Our God sees not as we see,
Success is not the prize.
Do not fear to hope, for though the night be long,
The race shall not be to the swift,
The fight not to the strong.

1. Look to God when you are sure
Your sin is greater than grace.
Look to God whose love is gift.
Believe, and you will behold him face to face.

2. Look to God when victory
Seems out of justice’s sight.
Look to God whose mighty hand
Brought forth the day from
The chaos of the night.

3. Look to God when cynics say
Our planet's doom is sealed.
Look to God by whose great power
The dead were raise and the lepers were healed.

4. Look to God when reason fails
And terror reigns in the night.
Look upon the crucified
And see beyond into Easter’s dawning light.
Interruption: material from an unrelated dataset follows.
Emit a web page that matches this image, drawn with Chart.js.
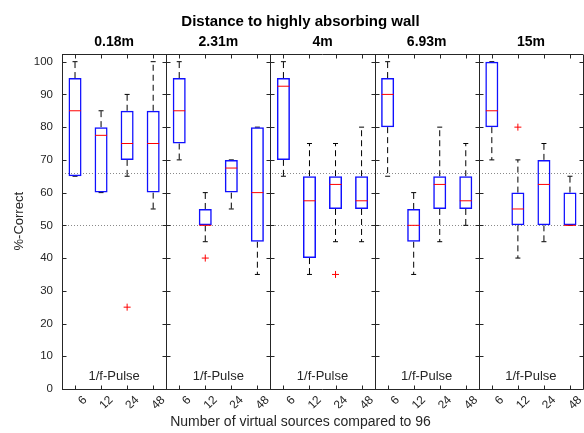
<!DOCTYPE html>
<html>
<head>
<meta charset="utf-8">
<script src="https://cdn.jsdelivr.net/npm/chart.js@4/dist/chart.umd.min.js"></script>
<style>
  html, body { margin: 0; padding: 0; background: #fff; overflow: hidden; }
  #wrap { width: 590px; height: 433px; }
</style>
</head>
<body>
<div id="wrap"><canvas id="myChart"></canvas></div>
<script>
// panels and groups
const distances = ['0.18m', '2.31m', '4m', '6.93m', '15m'];
const sources = ['6', '12', '24', '48'];

// one entry per box, panel after panel (6, 12, 24, 48 in each)
const whiskerLow  = [65, 60, 65, 55,   70, 45, 55, 35,   65, 35, 45, 45,   65, 35, 45, 50,   70, 40, 45, 50];
const quartile1   = [65, 60, 70, 60,   75, 50, 60, 45,   70, 40, 55, 55,   80, 45, 55, 55,   80, 50, 50, 50];
const medians     = [85, 77.5, 75, 75, 85, 50, 67.5, 60, 92.5, 57.5, 62.5, 57.5, 90, 50, 62.5, 57.5, 85, 55, 62.5, 50];
const quartile3   = [95, 80, 85, 85,   95, 55, 70, 80,   95, 65, 65, 65,   95, 55, 65, 65,   100, 60, 70, 60];
const whiskerHigh = [100, 85, 90, 100, 100, 60, 70, 80,  100, 75, 75, 80,  100, 60, 80, 75,  100, 70, 75, 65];

// outliers: box index and value
const outlierBox = [2, 5, 10, 17];
const outlierValues = [25, 40, 35, 80];

// dotted reference lines
const chanceLines = [50, 66];
const yTicks = [0, 10, 20, 30, 40, 50, 60, 70, 80, 90, 100];

const textColor = '#262626';
Chart.defaults.font.family = "'Liberation Sans', Arial, sans-serif";
Chart.defaults.color = textColor;

// whisker segments, split with gaps
const whiskerPoints = [];
whiskerLow.forEach(function (lo, i) {
    whiskerPoints.push({ x: i, y: quartile3[i] }, { x: i, y: whiskerHigh[i] }, { x: i, y: null });
    whiskerPoints.push({ x: i, y: quartile1[i] }, { x: i, y: lo }, { x: i, y: null });
});
const capPoints = [];
whiskerLow.forEach(function (lo, i) {
    capPoints.push({ x: i, y: lo }, { x: i, y: whiskerHigh[i] });
});

const panelFrame = {
    id: 'panelFrame',
    beforeDatasetsDraw(chart) {
        const { ctx, chartArea: a, scales: { y } } = chart;
        ctx.save();
        ctx.strokeStyle = '#8a8a8a';
        ctx.lineWidth = 1;
        ctx.setLineDash([1, 2]);
        chanceLines.forEach(function (v) {
            const py = Math.round(y.getPixelForValue(v)) + 0.5;
            ctx.beginPath();
            ctx.moveTo(a.left, py);
            ctx.lineTo(a.right, py);
            ctx.stroke();
        });
        ctx.restore();
    },
    afterDatasetsDraw(chart) {
        const { ctx, chartArea: a, scales: { x, y } } = chart;
        const top = Math.round(a.top) + 0.5;
        const bottom = Math.round(a.bottom) + 0.5;
        ctx.save();
        ctx.strokeStyle = textColor;
        ctx.lineWidth = 1;
        ctx.beginPath();
        ctx.moveTo(a.left, top); ctx.lineTo(a.right, top);
        ctx.moveTo(a.left, bottom); ctx.lineTo(a.right, bottom);
        for (let p = 0; p <= distances.length; p++) {
            const px = Math.round(x.getPixelForValue(p * 4 - 0.5)) + 0.5;
            ctx.moveTo(px, top); ctx.lineTo(px, bottom);
            yTicks.forEach(function (v) {
                const py = Math.round(y.getPixelForValue(v)) + 0.5;
                if (p > 0) { ctx.moveTo(px - 4, py); ctx.lineTo(px, py); }
                if (p < distances.length) { ctx.moveTo(px, py); ctx.lineTo(px + 4, py); }
            });
        }
        whiskerLow.forEach(function (_, i) {
            const px = Math.round(x.getPixelForValue(i)) + 0.5;
            ctx.moveTo(px, top); ctx.lineTo(px, top + 4);
            ctx.moveTo(px, bottom); ctx.lineTo(px, bottom - 4);
        });
        ctx.stroke();

        ctx.fillStyle = textColor;
        ctx.font = "13px 'Liberation Sans', Arial, sans-serif";
        ctx.textAlign = 'center';
        ctx.textBaseline = 'middle';
        distances.forEach(function (_, p) {
            ctx.fillText('1/f-Pulse', x.getPixelForValue(p * 4 + 1.5), a.bottom - 13);
        });
        ctx.restore();
    }
};

const ctx = document.getElementById('myChart');

new Chart(ctx, {
    type: 'bar',
    data: {
        datasets: [{
            type: 'line',
            label: 'whiskers',
            data: whiskerPoints,
            xAxisID: 'x',
            borderColor: '#000',
            borderWidth: 1,
            borderDash: [6, 4],
            pointRadius: 0,
            spanGaps: false,
            order: 5
        }, {
            type: 'line',
            label: 'caps',
            data: capPoints,
            xAxisID: 'x',
            showLine: false,
            pointStyle: 'line',
            pointRadius: 2.5,
            borderColor: '#000',
            borderWidth: 1,
            order: 4
        }, {
            label: 'boxes',
            data: quartile1.map(function (v, i) { return { x: i, y: [v, quartile3[i]] }; }),
            xAxisID: 'x',
            backgroundColor: 'rgba(0,0,0,0)',
            borderColor: '#1010ff',
            borderWidth: 1.5,
            borderSkipped: false,
            barPercentage: 0.5,
            categoryPercentage: 1,
            order: 3
        }, {
            type: 'line',
            label: 'median',
            data: medians.map(function (v, i) { return { x: i, y: v }; }),
            xAxisID: 'x',
            showLine: false,
            pointStyle: 'line',
            pointRadius: 6,
            borderColor: '#ff0000',
            borderWidth: 1,
            order: 2
        }, {
            type: 'line',
            label: 'outliers',
            data: outlierBox.map(function (b, k) { return { x: b, y: outlierValues[k] }; }),
            xAxisID: 'x',
            showLine: false,
            pointStyle: 'cross',
            pointRadius: 3.5,
            borderColor: '#ff0000',
            borderWidth: 1,
            order: 1
        }]
    },
    options: {
        responsive: true,
        maintainAspectRatio: false,
        animation: false,
        events: [],
        layout: { padding: { left: 16, right: 5, top: 0, bottom: 0 } },
        plugins: {
            legend: { display: false },
            tooltip: { enabled: false },
            title: {
                display: true,
                text: 'Distance to highly absorbing wall',
                color: '#000',
                font: { size: 15, weight: 'bold' },
                padding: { top: 13, bottom: 0 }
            },
            subtitle: {
                display: true,
                position: 'bottom',
                text: 'Number of virtual sources compared to 96',
                color: textColor,
                font: { size: 14 },
                padding: { top: 6, bottom: 2 }
            }
        },
        scales: {
            x: {
                type: 'linear',
                position: 'bottom',
                min: -0.5,
                max: 19.5,
                offset: false,
                grid: { display: false, drawTicks: false },
                border: { display: false },
                afterBuildTicks: function (s) {
                    s.ticks = whiskerLow.map(function (_, i) { return { value: i }; });
                },
                afterFit: function (s) { s.height = 19.2; },
                ticks: {
                    autoSkip: false,
                    minRotation: 45,
                    maxRotation: 45,
                    labelOffset: 10,
                    padding: 4,
                    font: { size: 12 },
                    callback: function (v) { return sources[v % 4]; }
                }
            },
            xTop: {
                type: 'linear',
                position: 'top',
                min: -0.5,
                max: 19.5,
                offset: false,
                grid: { display: false, drawTicks: false },
                border: { display: false },
                afterBuildTicks: function (s) {
                    s.ticks = distances.map(function (_, p) { return { value: p * 4 + 1.5 }; });
                },
                afterFit: function (s) { s.height = 22.5; },
                ticks: {
                    autoSkip: false,
                    maxRotation: 0,
                    padding: 3,
                    color: '#000',
                    font: { size: 14, weight: 'bold' },
                    callback: function (v) { return distances[Math.round((v - 1.5) / 4)]; }
                }
            },
            y: {
                min: 0,
                max: 102.5,
                grid: { display: false, drawTicks: false },
                border: { display: false },
                afterBuildTicks: function (s) {
                    s.ticks = yTicks.map(function (v) { return { value: v }; });
                },
                afterFit: function (s) { s.width = 46; },
                ticks: { padding: 9, font: { size: 11.5 } },
                title: {
                    display: true,
                    text: '%-Correct',
                    font: { size: 13 },
                    padding: { top: -4, bottom: 0 }
                }
            }
        }
    },
    plugins: [panelFrame]
});
</script>
</body>
</html>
Hope is for a pilgrim people
Searching for a promised land.
Hope is like a rose in winter,
Or an open hand.
It celebrates the light of morning
While working in the dark and cold
It gathers us together
To share what we’ve been told.

Oh, do not fear to hope though the wicked rage and rise.
Our God sees not as we see,
Success is not the prize.
Do not fear to hope, for though the night be long,
The race shall not be to the swift,
The fight not to the strong.

© 1986 North American Liturgy Resources, published by OCP, Portland, OR.


"Do Not Fear to Hope" is the final track on the CD Change Our Hearts.

1 comment:

  1. Thank you for writing this post. This is one of my favorite songs and recently, one that I listened to everyday to help me get through hard times. I was curious where your inspiration for this song came from and did a web search and was delighted to find this post!